• Task brief: Pick out the lines below that include the string "with".

• Material provided:
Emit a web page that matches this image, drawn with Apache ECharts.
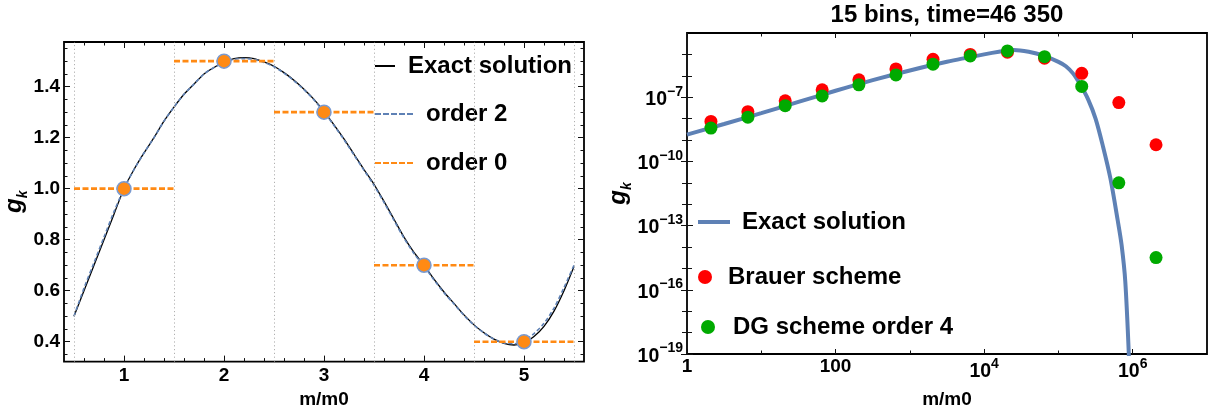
<!DOCTYPE html>
<html><head><meta charset="utf-8">
<script src="https://cdn.jsdelivr.net/npm/echarts@6/dist/echarts.min.js"></script>
<style>html,body{margin:0;padding:0;background:#fff}#c{width:1218px;height:414px}</style>
</head><body><div id="c"></div>
<script>
// ---------- Left panel data ----------
const leftX      = [0.5,0.6,0.7,0.8,0.9,1.0,1.1,1.2,1.3,1.4,1.5,1.6,1.7,1.8,1.9,2.0,2.1,2.2,2.3,2.4,2.5,2.6,2.7,2.8,2.9,3.0,3.1,3.2,3.3,3.4,3.5,3.6,3.7,3.8,3.9,4.0,4.1,4.2,4.3,4.4,4.5,4.6,4.7,4.8,4.9,5.0,5.1,5.2,5.3,5.4,5.5];
const exactLeft  = [0.50,0.60,0.70,0.80,0.90,1.00,1.075,1.14,1.20,1.265,1.32,1.37,1.41,1.45,1.475,1.497,1.51,1.514,1.51,1.497,1.48,1.455,1.425,1.39,1.35,1.303,1.25,1.195,1.135,1.075,1.017,0.95,0.88,0.81,0.75,0.70,0.645,0.595,0.55,0.505,0.466,0.435,0.41,0.393,0.387,0.395,0.42,0.46,0.52,0.60,0.695];
const order2Left = [0.50,0.61,0.71,0.81,0.91,1.00,1.075,1.14,1.20,1.265,1.32,1.37,1.41,1.45,1.475,1.495,1.507,1.51,1.507,1.495,1.478,1.453,1.423,1.388,1.348,1.30,1.248,1.192,1.132,1.072,1.013,0.946,0.876,0.806,0.746,0.697,0.642,0.592,0.548,0.503,0.465,0.434,0.41,0.395,0.392,0.403,0.432,0.472,0.532,0.612,0.70];
const binCenters = [1,2,3,4,5];
const binValues  = [1.0,1.5,1.3,0.7,0.4];
const binEdges   = [0.5,1.5,2.5,3.5,4.5,5.5];
const leftXTicks = [1,2,3,4,5];
const leftXMinor = [0.6,0.8,1.2,1.4,1.6,1.8,2.2,2.4,2.6,2.8,3.2,3.4,3.6,3.8,4.2,4.4,4.6,4.8,5.2,5.4];
const leftYTicks = [0.4,0.6,0.8,1.0,1.2,1.4];
const leftYMinor = [0.35,0.45,0.5,0.55,0.65,0.7,0.75,0.85,0.9,0.95,1.05,1.1,1.15,1.25,1.3,1.35,1.45,1.5,1.55];

// ---------- Right panel data ----------
const binMass   = [2.1,6.6,21,66,206,650,2050,6500,20600,65000,206000,650000,2060000];
const brauer    = [7.4e-9,2.1e-8,6.8e-8,2.2e-7,6.5e-7,2.1e-6,5.9e-6,1.0e-5,1.26e-5,6.6e-6,1.3e-6,5.6e-8,6.0e-10];
const dg4       = [3.6e-9,1.17e-8,4.0e-8,1.15e-7,3.8e-7,1.1e-6,3.5e-6,8.5e-6,1.45e-5,7.8e-6,3.2e-7,1.0e-11,3.2e-15];
const exactMass = [1,3.16,10,31.6,100,316,1000,3160,10000,15800,25100,39800,63100,100000,126000,158000,200000,251000,316000,398000,501000,631000,708000,794000,891000];
const exactRight= [1.78e-9,5.6e-9,1.8e-8,6.0e-8,2.0e-7,6.3e-7,1.78e-6,4.5e-6,1.0e-5,1.32e-5,1.62e-5,1.32e-5,8.7e-6,4.5e-6,2.8e-6,1.26e-6,3.5e-7,7.9e-8,1.0e-8,5.0e-10,1.6e-11,1.6e-13,1.26e-14,2.5e-16,6.3e-20];
const rightXTickExp  = [0,2,4,6];
const rightXMinorExp = [1,3,5];
const rightYTickExp  = [-19,-16,-13,-10,-7];
const rightYMinorExp = [-18,-17,-15,-14,-12,-11,-9,-8,-6,-5];
const titleText = '15 bins, time=46 350';

const FONT = 'Liberation Sans';
const lg = Math.log10;
const BLUE = '#5e81b5', ORANGE = '#ff8a14';

const rich = {
  p: {fontFamily: FONT, fontWeight: 'bold', fontSize: 19, color: '#000', lineHeight: 20},
  b: {fontFamily: FONT, fontWeight: 'bold', fontSize: 19.5, color: '#000', lineHeight: 25, verticalAlign: 'bottom'},
  s: {fontFamily: FONT, fontWeight: 'bold', fontSize: 14, color: '#000', lineHeight: 25, verticalAlign: 'top'}
};
const nameRich = {
  g: {fontFamily: FONT, fontStyle: 'italic', fontWeight: 'bold', fontSize: 24, color: '#000', lineHeight: 30, verticalAlign: 'middle'},
  k: {fontFamily: FONT, fontStyle: 'italic', fontWeight: 'bold', fontSize: 14, color: '#000', lineHeight: 30, verticalAlign: 'bottom'}
};

function ax(o) {
  const a = {
    type: 'value', gridIndex: o.grid, position: o.pos, min: o.min, max: o.max,
    axisLine: {show: false}, splitLine: {show: false},
    axisTick: {show: true, inside: true, length: o.len, customValues: o.ticks, lineStyle: {color: '#111', width: 1}},
    axisLabel: {show: false}
  };
  if (o.fmt) {
    a.axisLabel = {show: true, customValues: o.ticks, margin: o.margin, formatter: o.fmt, rich: rich,
      fontFamily: FONT, fontWeight: 'bold', fontSize: 19, color: '#000'};
  }
  if (o.name) {
    a.name = o.name; a.nameLocation = 'middle'; a.nameGap = o.nameGap;
    a.nameTextStyle = o.nameStyle;
  }
  return a;
}

const xNameStyle = {fontFamily: FONT, fontWeight: 'bold', fontSize: 19, color: '#000'};
const yNameStyle = {rich: nameRich};

const xAxes = [
  ax({grid:0,pos:'bottom',min:0.4,max:5.6,len:6,ticks:leftXTicks,margin:4,fmt:v=>'{p|'+v+'}',name:'m/m0',nameGap:28,nameStyle:xNameStyle}),
  ax({grid:0,pos:'bottom',min:0.4,max:5.6,len:3.5,ticks:leftXMinor}),
  ax({grid:0,pos:'top',min:0.4,max:5.6,len:6,ticks:leftXTicks}),
  ax({grid:0,pos:'top',min:0.4,max:5.6,len:3.5,ticks:leftXMinor}),
  ax({grid:1,pos:'bottom',min:0,max:7,len:5,ticks:rightXTickExp,margin:3,
      fmt:v=>v===0?'{p|1}':(v===2?'{p|100}':'{b|10}{s|'+v+'}'),name:'m/m0',nameGap:36,nameStyle:xNameStyle}),
  ax({grid:1,pos:'bottom',min:0,max:7,len:3.5,ticks:rightXMinorExp}),
  ax({grid:1,pos:'top',min:0,max:7,len:5,ticks:rightXTickExp}),
  ax({grid:1,pos:'top',min:0,max:7,len:3.5,ticks:rightXMinorExp})
];
const yAxes = [
  ax({grid:0,pos:'left',min:0.322,max:1.575,len:6,ticks:leftYTicks,margin:4,fmt:v=>'{p|'+v.toFixed(1)+'}',
      name:'{g|g}{k|k}',nameGap:30,nameStyle:yNameStyle}),
  ax({grid:0,pos:'left',min:0.322,max:1.575,len:3.5,ticks:leftYMinor}),
  ax({grid:0,pos:'right',min:0.322,max:1.575,len:6,ticks:leftYTicks}),
  ax({grid:0,pos:'right',min:0.322,max:1.575,len:3.5,ticks:leftYMinor}),
  ax({grid:1,pos:'left',min:-19,max:-4,len:6,ticks:rightYTickExp,margin:4,fmt:v=>'{b|10}{s|\u2212'+(-v)+'}',
      name:'{g|g}{k|k}',nameGap:53,nameStyle:yNameStyle}),
  ax({grid:1,pos:'left',min:-19,max:-4,len:5,ticks:rightYMinorExp}),
  ax({grid:1,pos:'right',min:-19,max:-4,len:6,ticks:rightYTickExp}),
  ax({grid:1,pos:'right',min:-19,max:-4,len:5,ticks:rightYMinorExp})
];

// order 0 step segments with breaks
const order0Data = [];
binValues.forEach((v,i)=>{
  order0Data.push([binEdges[i], v]);
  order0Data.push([binEdges[i+1], v]);
  order0Data.push([binEdges[i+1], '-']);
});

const legText = {fontFamily: FONT, fontWeight: 'bold', fontSize: 24, color: '#000', lineHeight: 28};
function leg(left, top, name, icon, w, h, color, pad) {
  return {left: left, top: top, padding: 0, orient: 'vertical', selectedMode: false,
    itemWidth: w, itemHeight: h, textStyle: Object.assign({padding: [0,0,0,pad]}, legText),
    data: [{name: name, icon: icon, itemStyle: {color: color, borderWidth: 0}}]};
}
const dash5 = 'path://M0 0h6v2h-6z M8 0h6v2h-6z M16 0h6v2h-6z M24 0h6v2h-6z M32 0h6v2h-6z';

const option = {
  animation: false,
  backgroundColor: '#fff',
  title: {text: titleText, left: 947, top: 3, textAlign: 'center', padding: 0,
    textStyle: {fontFamily: FONT, fontWeight: 'bold', fontSize: 24, color: '#000'}},
  grid: [
    {left: 64, top: 42, width: 520, height: 321, show: true, borderColor: '#000', borderWidth: 1.8, backgroundColor: 'transparent'},
    {left: 687, top: 33, width: 520, height: 322, show: true, borderColor: '#000', borderWidth: 1.8, backgroundColor: 'transparent'}
  ],
  xAxis: xAxes,
  yAxis: yAxes,
  legend: [
    leg(375, 52, 'Exact solution', 'path://M0 0h20v2h-20z', 20, 2, '#000', 8),
    leg(375, 100, 'order 2', dash5, 38, 2, BLUE, 8),
    leg(375, 149, 'order 0', dash5, 38, 2.5, ORANGE, 8),
    leg(698, 208, 'Exact solution ', 'path://M0 0h32v4h-32z', 32, 4, BLUE, 7),
    leg(698, 263, 'Brauer scheme', 'circle', 14, 14, '#ff0000', 11),
    leg(701, 313, 'DG scheme order 4', 'circle', 14, 14, '#00aa00', 13)
  ],
  series: [
    {name: 'Exact solution', type: 'line', xAxisIndex: 0, yAxisIndex: 0, symbol: 'none', smooth: 0.3,
      lineStyle: {color: '#000', width: 1.3}, itemStyle: {color: '#000'}, z: 3,
      data: leftX.map((x,i)=>[x, exactLeft[i]]),
      markLine: {silent: true, symbol: ['none','none'], label: {show: false},
        lineStyle: {color: '#b0b0b0', type: [1.2,2.6], width: 1}, animation: false,
        data: binEdges.map(v=>({xAxis: v}))}},
    {name: 'order 2', type: 'line', xAxisIndex: 0, yAxisIndex: 0, symbol: 'none', smooth: 0.3,
      lineStyle: {color: BLUE, width: 1.6, type: [4,2.5]}, itemStyle: {color: BLUE}, z: 4,
      data: leftX.map((x,i)=>[x, order2Left[i]])},
    {name: 'order 0', type: 'line', xAxisIndex: 0, yAxisIndex: 0, symbol: 'none', connectNulls: false,
      lineStyle: {color: ORANGE, width: 2.6, type: [6,2.5]}, itemStyle: {color: ORANGE}, z: 5,
      data: order0Data},
    {name: 'bin values', type: 'scatter', xAxisIndex: 0, yAxisIndex: 0, symbolSize: 14, z: 6,
      itemStyle: {color: ORANGE, borderColor: '#7a9ad0', borderWidth: 1.5, opacity: 1},
      data: binCenters.map((x,i)=>[x, binValues[i]])},

    {name: 'Exact solution ', type: 'line', xAxisIndex: 4, yAxisIndex: 4, symbol: 'none', smooth: 0.3,
      lineStyle: {color: BLUE, width: 4}, itemStyle: {color: BLUE}, z: 3,
      data: exactMass.map((m,i)=>[lg(m), lg(exactRight[i])])},
    {name: 'Brauer scheme', type: 'scatter', xAxisIndex: 4, yAxisIndex: 4, symbolSize: 13, z: 4,
      itemStyle: {color: '#ff0000', opacity: 1},
      data: binMass.map((m,i)=>[lg(m), lg(brauer[i])])},
    {name: 'DG scheme order 4', type: 'scatter', xAxisIndex: 4, yAxisIndex: 4, symbolSize: 13, z: 5,
      itemStyle: {color: '#00aa00', opacity: 1},
      data: binMass.map((m,i)=>[lg(m), lg(dg4[i])])}
  ]
};
const chart = echarts.init(document.getElementById('c'), null, {renderer: 'canvas'});
chart.setOption(option);
</script></body></html>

• Solution to the exercise:
Emit a web page that matches this image, drawn with Apache ECharts.
// order 0 step segments with breaks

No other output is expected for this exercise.